--- Set task ---
Return, without pictures, the lines from the start of the data through the one that contains "import plotly.graph_objects as go".

# START OF Dataset excerpt

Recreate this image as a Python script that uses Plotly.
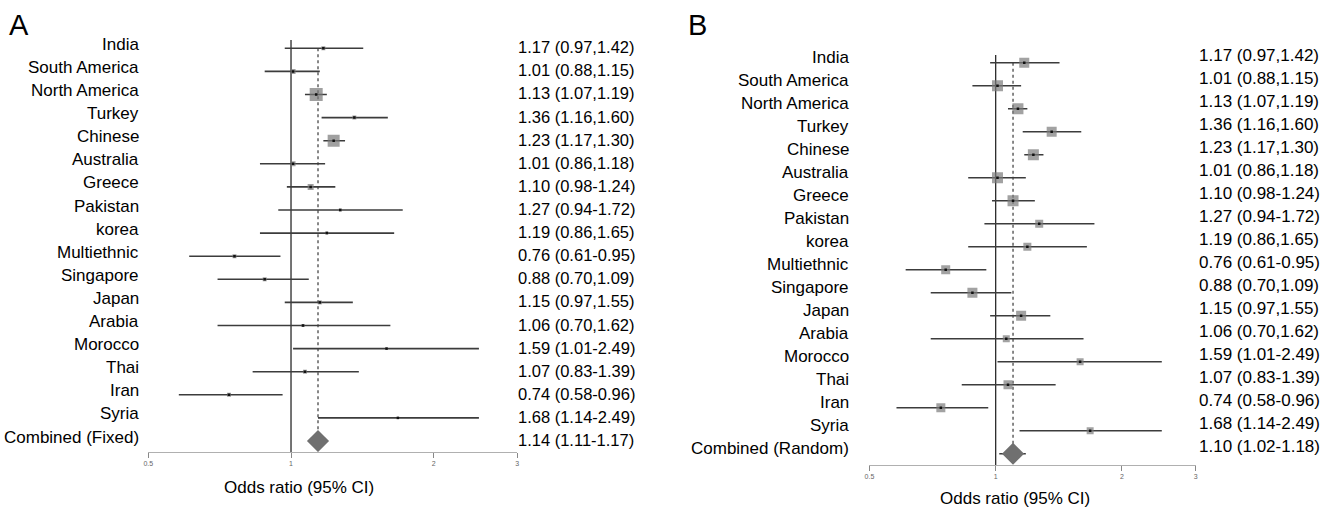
import math
import plotly.graph_objects as go

# ---------------- data ----------------
studies = ["India", "South America", "North America", "Turkey", "Chinese", "Australia",
           "Greece", "Pakistan", "korea", "Multiethnic", "Singapore", "Japan", "Arabia",
           "Morocco", "Thai", "Iran", "Syria"]
odds_ratio = [1.17, 1.01, 1.13, 1.36, 1.23, 1.01, 1.10, 1.27, 1.19, 0.76, 0.88, 1.15, 1.06,
              1.59, 1.07, 0.74, 1.68]
ci_low = [0.97, 0.88, 1.07, 1.16, 1.17, 0.86, 0.98, 0.94, 0.86, 0.61, 0.70, 0.97, 0.70,
          1.01, 0.83, 0.58, 1.14]
ci_high = [1.42, 1.15, 1.19, 1.60, 1.30, 1.18, 1.24, 1.72, 1.65, 0.95, 1.09, 1.35, 1.62,
           2.49, 1.39, 0.96, 2.49]
value_text = ["1.17 (0.97,1.42)", "1.01 (0.88,1.15)", "1.13 (1.07,1.19)", "1.36 (1.16,1.60)",
              "1.23 (1.17,1.30)", "1.01 (0.86,1.18)", "1.10 (0.98-1.24)", "1.27 (0.94-1.72)",
              "1.19 (0.86,1.65)", "0.76 (0.61-0.95)", "0.88 (0.70,1.09)", "1.15 (0.97,1.55)",
              "1.06 (0.70,1.62)", "1.59 (1.01-2.49)", "1.07 (0.83-1.39)", "0.74 (0.58-0.96)",
              "1.68 (1.14-2.49)"]
# relative study weights (box sizes)
weight_fixed = [4, 5, 13, 4, 12, 5, 6, 3, 3, 4, 4, 4, 3, 2, 4, 4, 2]
weight_random = [10, 11, 11, 10, 11, 11, 11, 8, 8, 9, 10, 10, 7, 7, 9, 9, 7]

fixed_label = "Combined (Fixed)"
fixed_or, fixed_low, fixed_high = 1.14, 1.11, 1.17
fixed_text = "1.14 (1.11-1.17)"
random_label = "Combined (Random)"
random_or, random_low, random_high = 1.10, 1.02, 1.18
random_text = "1.10 (1.02-1.18)"

tick_vals = [0.5, 1, 2, 3]
tick_text = ["0.5", "1", "2", "3"]
axis_title = "Odds ratio (95% CI)"

# ---------------- figure ----------------
W, H = 1338, 509
FONT = "Liberation Sans, Arial, sans-serif"
fig = go.Figure()

n = len(studies)
rows = list(range(n))
comb_row = n


def add_panel(xa, ya, weights, c_or, c_lo, c_hi, ytop, ybot, box_col):
    # reference line at OR = 1
    fig.add_trace(go.Scatter(x=[1, 1], y=[ytop, ybot], mode="lines",
                             line=dict(color="#2a2a2a", width=1.3),
                             xaxis=xa, yaxis=ya, hoverinfo="skip"))
    # dotted line at pooled estimate
    fig.add_trace(go.Scatter(x=[c_or, c_or], y=[0, comb_row], mode="lines",
                             line=dict(color="#555555", width=1.4, dash="dot"),
                             xaxis=xa, yaxis=ya, hoverinfo="skip"))
    # CI lines
    xs, ys = [], []
    for i in rows:
        xs += [ci_low[i], ci_high[i], None]
        ys += [i, i, None]
    xs += [c_lo, c_hi, None]
    ys += [comb_row, comb_row, None]
    fig.add_trace(go.Scatter(x=xs, y=ys, mode="lines",
                             line=dict(color="#3c3c3c", width=1.6),
                             xaxis=xa, yaxis=ya, hoverinfo="skip"))
    # boxes
    fig.add_trace(go.Scatter(x=odds_ratio, y=rows, mode="markers",
                             marker=dict(symbol="square", size=weights, color=box_col,
                                         line=dict(width=0)),
                             xaxis=xa, yaxis=ya, hoverinfo="skip"))
    fig.add_trace(go.Scatter(x=odds_ratio, y=rows, mode="markers",
                             marker=dict(symbol="square", size=2.5, color="#111111"),
                             xaxis=xa, yaxis=ya, hoverinfo="skip"))
    # pooled diamond
    fig.add_trace(go.Scatter(x=[c_or], y=[comb_row], mode="markers",
                             marker=dict(symbol="diamond", size=17, color="#707070",
                                         line=dict(width=0)),
                             xaxis=xa, yaxis=ya, hoverinfo="skip"))


add_panel("x", "y", weight_fixed, fixed_or, fixed_low, fixed_high, -0.36, 17.48, "#777777")
add_panel("x2", "y2", weight_random, random_or, random_low, random_high, -0.335, 17.49, "#7a7a7a")

xr = [math.log10(0.5), math.log10(3)]
xaxis_common = dict(type="log", range=xr, tickvals=tick_vals, ticktext=tick_text,
                    showline=True, linecolor="#b0b0b0", linewidth=1, ticks="outside",
                    ticklen=5, tickcolor="#888888", tickwidth=1,
                    tickfont=dict(size=7, color="#666666", family=FONT),
                    showgrid=False, zeroline=False, fixedrange=True)
yaxis_common = dict(visible=False, showgrid=False, zeroline=False, fixedrange=True)

fig.update_layout(
    width=W, height=H, margin=dict(l=0, r=0, t=0, b=0),
    paper_bgcolor="white", plot_bgcolor="white", showlegend=False,
    hovermode=False,
    xaxis=dict(domain=[144 / W, 515 / W], anchor="y", **xaxis_common),
    yaxis=dict(domain=[1 - 452 / H, 1 - 40 / H], range=[17.476, -0.359], **yaxis_common),
    xaxis2=dict(domain=[869 / W, 1197 / W], anchor="y2", **xaxis_common),
    yaxis2=dict(domain=[1 - 465 / H, 1 - 55 / H], range=[17.49, -0.335], **yaxis_common),
)

ann = []
labels_a = studies + [fixed_label]
labels_b = studies + [random_label]
vals_a = value_text + [fixed_text]
vals_b = value_text + [random_text]
TXT = "#000000"
for i in range(n + 1):
    ann.append(dict(text=labels_a[i], xref="paper", yref="y", x=137 / W, y=i,
                    xanchor="right", yanchor="middle", yshift=4, showarrow=False,
                    font=dict(size=17, color=TXT, family=FONT)))
    ann.append(dict(text=vals_a[i], xref="paper", yref="y", x=514 / W, y=i,
                    xanchor="left", yanchor="middle", yshift=1, showarrow=False,
                    font=dict(size=16.5, color=TXT, family=FONT)))
    ann.append(dict(text=labels_b[i], xref="paper", yref="y2", x=850 / W, y=i,
                    xanchor="right", yanchor="middle", yshift=5, showarrow=False,
                    font=dict(size=17, color=TXT, family=FONT)))
    ann.append(dict(text=vals_b[i], xref="paper", yref="y2", x=1198 / W, y=i,
                    xanchor="left", yanchor="middle", yshift=7, showarrow=False,
                    font=dict(size=17, color=TXT, family=FONT)))

ann.append(dict(text=axis_title, xref="paper", yref="paper", x=296 / W, y=1 - 487 / H,
                xanchor="center", yanchor="middle", showarrow=False,
                font=dict(size=17, color=TXT, family=FONT)))
ann.append(dict(text=axis_title, xref="paper", yref="paper", x=1015 / W, y=1 - 498 / H,
                xanchor="center", yanchor="middle", showarrow=False,
                font=dict(size=17, color=TXT, family=FONT)))
ann.append(dict(text="A", xref="paper", yref="paper", x=2 / W, y=1 - 25 / H,
                xanchor="left", yanchor="middle", showarrow=False,
                font=dict(size=29, color=TXT, family=FONT)))
ann.append(dict(text="B", xref="paper", yref="paper", x=685 / W, y=1 - 25 / H,
                xanchor="left", yanchor="middle", showarrow=False,
                font=dict(size=29, color=TXT, family=FONT)))
fig.update_layout(annotations=ann)

fig.write_html("out.html", config={"displayModeBar": False},
               post_script="document.body.style.margin='0';document.body.style.overflow='hidden';")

# END OF Dataset excerpt

--- Task output ---
Recreate this image as a Python script that uses Plotly.
import math
import plotly.graph_objects as go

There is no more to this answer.